WRITTEN REQUEST :: Nothing after the line with "import numpy as np" belongs in the copy; extract the lines below from the top through that line, pictures left out.

━━━━

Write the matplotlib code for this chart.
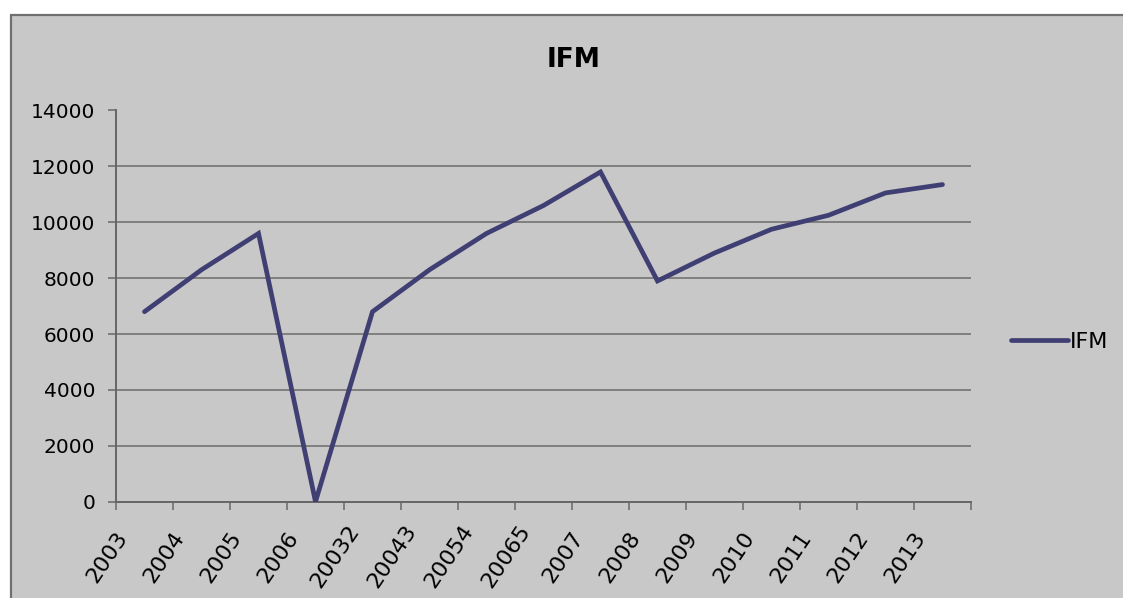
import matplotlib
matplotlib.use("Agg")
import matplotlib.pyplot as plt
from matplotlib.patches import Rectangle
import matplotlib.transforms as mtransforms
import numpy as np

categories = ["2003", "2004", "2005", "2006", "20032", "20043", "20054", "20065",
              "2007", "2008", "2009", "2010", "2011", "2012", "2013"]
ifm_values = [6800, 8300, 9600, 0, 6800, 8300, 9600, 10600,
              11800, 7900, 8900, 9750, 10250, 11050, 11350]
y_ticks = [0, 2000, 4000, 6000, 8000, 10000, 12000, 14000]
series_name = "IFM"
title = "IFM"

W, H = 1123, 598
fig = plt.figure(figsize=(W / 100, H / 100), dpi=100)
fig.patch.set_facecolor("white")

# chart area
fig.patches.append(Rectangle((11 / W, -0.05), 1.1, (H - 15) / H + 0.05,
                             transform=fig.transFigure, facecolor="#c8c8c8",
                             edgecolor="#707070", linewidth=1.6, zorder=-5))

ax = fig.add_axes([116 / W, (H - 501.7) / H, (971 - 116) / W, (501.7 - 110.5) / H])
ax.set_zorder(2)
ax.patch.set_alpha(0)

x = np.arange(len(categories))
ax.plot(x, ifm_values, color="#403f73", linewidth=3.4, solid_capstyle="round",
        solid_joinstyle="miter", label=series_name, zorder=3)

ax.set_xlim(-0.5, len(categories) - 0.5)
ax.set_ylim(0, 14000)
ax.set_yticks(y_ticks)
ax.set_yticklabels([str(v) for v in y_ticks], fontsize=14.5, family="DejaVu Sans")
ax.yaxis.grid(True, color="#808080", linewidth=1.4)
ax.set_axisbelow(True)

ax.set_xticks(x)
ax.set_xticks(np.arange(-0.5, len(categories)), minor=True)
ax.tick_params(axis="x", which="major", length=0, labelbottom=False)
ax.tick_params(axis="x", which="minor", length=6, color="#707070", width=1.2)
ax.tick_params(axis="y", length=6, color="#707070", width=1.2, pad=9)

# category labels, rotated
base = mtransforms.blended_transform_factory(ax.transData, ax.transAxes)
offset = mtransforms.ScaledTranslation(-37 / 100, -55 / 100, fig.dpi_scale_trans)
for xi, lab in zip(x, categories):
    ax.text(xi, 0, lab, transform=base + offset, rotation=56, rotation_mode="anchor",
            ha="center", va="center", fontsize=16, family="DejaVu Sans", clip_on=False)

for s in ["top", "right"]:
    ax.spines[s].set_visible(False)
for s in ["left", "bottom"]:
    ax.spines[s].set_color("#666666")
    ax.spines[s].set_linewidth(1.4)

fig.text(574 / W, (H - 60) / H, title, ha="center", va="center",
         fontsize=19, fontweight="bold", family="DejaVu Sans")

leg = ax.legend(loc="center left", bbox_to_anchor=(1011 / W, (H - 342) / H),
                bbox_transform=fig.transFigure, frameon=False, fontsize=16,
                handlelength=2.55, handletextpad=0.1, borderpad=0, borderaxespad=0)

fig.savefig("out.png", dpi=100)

━━━━

OUTPUT FOR THIS TASK ::
Write the matplotlib code for this chart.
import matplotlib
matplotlib.use("Agg")
import matplotlib.pyplot as plt
from matplotlib.patches import Rectangle
import matplotlib.transforms as mtransforms
import numpy as np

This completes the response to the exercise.